Gather each line of the entries below that includes "Write".

**INPUT DATA**
━━━

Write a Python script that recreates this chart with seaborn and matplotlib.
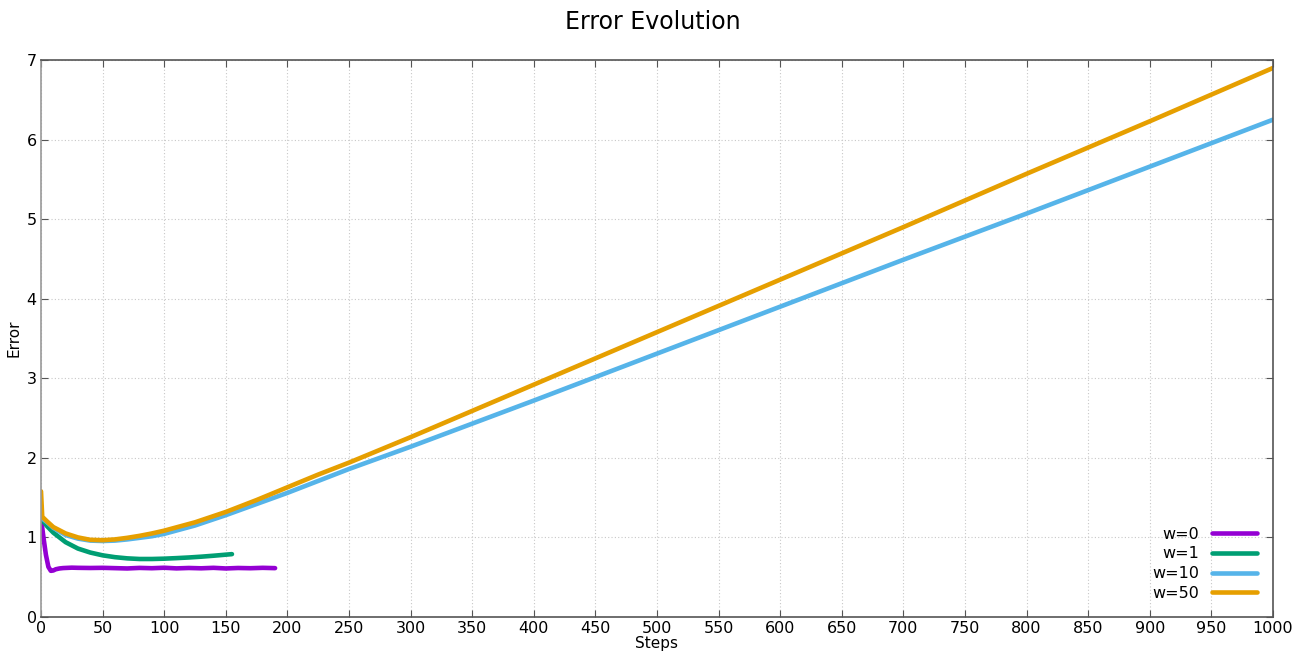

━━━

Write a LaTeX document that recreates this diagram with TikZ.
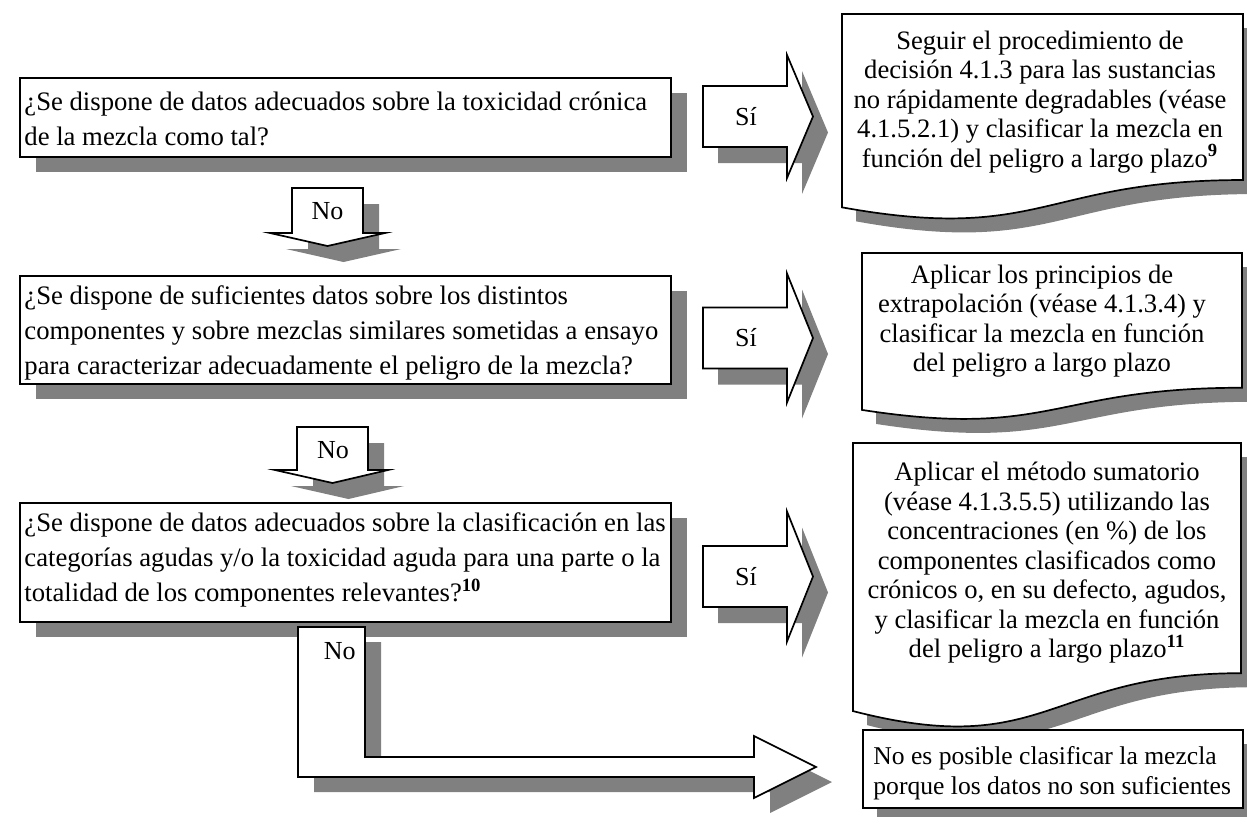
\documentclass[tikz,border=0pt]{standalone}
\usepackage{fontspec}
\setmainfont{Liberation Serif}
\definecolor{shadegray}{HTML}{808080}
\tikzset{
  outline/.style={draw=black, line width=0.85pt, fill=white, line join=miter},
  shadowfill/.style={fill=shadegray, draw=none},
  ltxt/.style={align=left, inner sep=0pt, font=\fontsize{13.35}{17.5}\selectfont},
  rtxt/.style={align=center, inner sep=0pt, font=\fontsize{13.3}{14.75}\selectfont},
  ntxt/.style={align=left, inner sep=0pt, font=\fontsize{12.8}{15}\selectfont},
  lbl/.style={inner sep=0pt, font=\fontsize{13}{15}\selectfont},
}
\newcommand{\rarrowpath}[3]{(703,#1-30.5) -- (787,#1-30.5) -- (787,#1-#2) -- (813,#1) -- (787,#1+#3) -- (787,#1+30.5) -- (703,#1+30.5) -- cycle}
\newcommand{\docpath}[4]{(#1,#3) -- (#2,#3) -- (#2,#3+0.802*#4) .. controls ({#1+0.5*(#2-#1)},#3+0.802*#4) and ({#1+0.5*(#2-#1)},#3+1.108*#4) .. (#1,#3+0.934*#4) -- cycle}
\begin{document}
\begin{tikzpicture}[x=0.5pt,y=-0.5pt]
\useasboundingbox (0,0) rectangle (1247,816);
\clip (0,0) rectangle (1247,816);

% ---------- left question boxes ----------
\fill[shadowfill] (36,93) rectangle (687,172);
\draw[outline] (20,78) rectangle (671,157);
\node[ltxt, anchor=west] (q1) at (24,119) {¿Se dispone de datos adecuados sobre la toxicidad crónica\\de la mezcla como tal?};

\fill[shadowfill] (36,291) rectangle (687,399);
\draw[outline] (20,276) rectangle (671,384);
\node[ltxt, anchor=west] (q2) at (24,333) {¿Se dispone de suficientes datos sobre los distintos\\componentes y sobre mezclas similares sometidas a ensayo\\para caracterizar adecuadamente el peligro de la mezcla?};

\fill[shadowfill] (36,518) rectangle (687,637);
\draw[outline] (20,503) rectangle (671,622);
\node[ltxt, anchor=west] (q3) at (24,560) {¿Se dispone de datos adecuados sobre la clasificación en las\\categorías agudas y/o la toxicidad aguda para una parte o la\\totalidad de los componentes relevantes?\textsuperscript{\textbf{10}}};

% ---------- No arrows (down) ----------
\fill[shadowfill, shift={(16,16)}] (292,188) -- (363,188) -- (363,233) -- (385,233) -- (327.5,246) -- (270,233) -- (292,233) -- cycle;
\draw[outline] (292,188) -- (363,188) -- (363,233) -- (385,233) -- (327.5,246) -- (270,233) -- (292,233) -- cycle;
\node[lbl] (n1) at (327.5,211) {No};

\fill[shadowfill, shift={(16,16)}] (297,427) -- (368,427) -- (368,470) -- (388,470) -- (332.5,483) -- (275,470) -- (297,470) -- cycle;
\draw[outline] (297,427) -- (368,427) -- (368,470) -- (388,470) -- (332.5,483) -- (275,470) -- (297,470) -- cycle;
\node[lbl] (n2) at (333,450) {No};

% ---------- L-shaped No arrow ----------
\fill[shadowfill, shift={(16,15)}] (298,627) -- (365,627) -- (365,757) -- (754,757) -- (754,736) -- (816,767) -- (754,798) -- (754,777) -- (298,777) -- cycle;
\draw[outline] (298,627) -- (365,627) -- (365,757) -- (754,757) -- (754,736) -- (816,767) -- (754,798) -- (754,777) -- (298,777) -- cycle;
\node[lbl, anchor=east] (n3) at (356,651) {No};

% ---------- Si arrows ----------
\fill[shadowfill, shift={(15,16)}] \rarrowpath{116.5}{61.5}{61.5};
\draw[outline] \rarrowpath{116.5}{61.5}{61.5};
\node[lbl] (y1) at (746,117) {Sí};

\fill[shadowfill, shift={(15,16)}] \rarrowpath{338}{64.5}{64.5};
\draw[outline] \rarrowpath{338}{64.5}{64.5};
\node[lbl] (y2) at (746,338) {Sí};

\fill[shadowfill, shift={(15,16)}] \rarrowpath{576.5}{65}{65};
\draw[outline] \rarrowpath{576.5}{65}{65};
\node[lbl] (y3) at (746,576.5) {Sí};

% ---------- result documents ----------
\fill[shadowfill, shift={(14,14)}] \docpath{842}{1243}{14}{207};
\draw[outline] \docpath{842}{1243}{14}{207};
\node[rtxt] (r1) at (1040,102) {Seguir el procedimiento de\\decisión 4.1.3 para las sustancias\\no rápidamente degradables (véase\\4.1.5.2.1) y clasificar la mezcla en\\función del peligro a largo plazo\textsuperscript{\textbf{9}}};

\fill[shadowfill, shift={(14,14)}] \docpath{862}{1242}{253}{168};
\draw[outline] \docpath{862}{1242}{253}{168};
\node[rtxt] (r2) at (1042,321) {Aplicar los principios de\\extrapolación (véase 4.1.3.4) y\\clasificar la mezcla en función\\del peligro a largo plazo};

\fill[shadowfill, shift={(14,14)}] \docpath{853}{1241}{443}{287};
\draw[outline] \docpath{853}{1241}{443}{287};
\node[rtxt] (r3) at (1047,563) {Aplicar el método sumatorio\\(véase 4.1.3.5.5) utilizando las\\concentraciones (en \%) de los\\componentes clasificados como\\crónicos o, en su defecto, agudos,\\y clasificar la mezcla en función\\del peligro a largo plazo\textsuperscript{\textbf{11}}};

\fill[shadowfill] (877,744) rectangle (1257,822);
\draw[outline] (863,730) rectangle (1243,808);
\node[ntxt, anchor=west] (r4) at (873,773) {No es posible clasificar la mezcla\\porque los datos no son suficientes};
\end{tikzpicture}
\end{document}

━━━

**SOLVED EXERCISE**
Write a Python script that recreates this chart with seaborn and matplotlib.
Write a LaTeX document that recreates this diagram with TikZ.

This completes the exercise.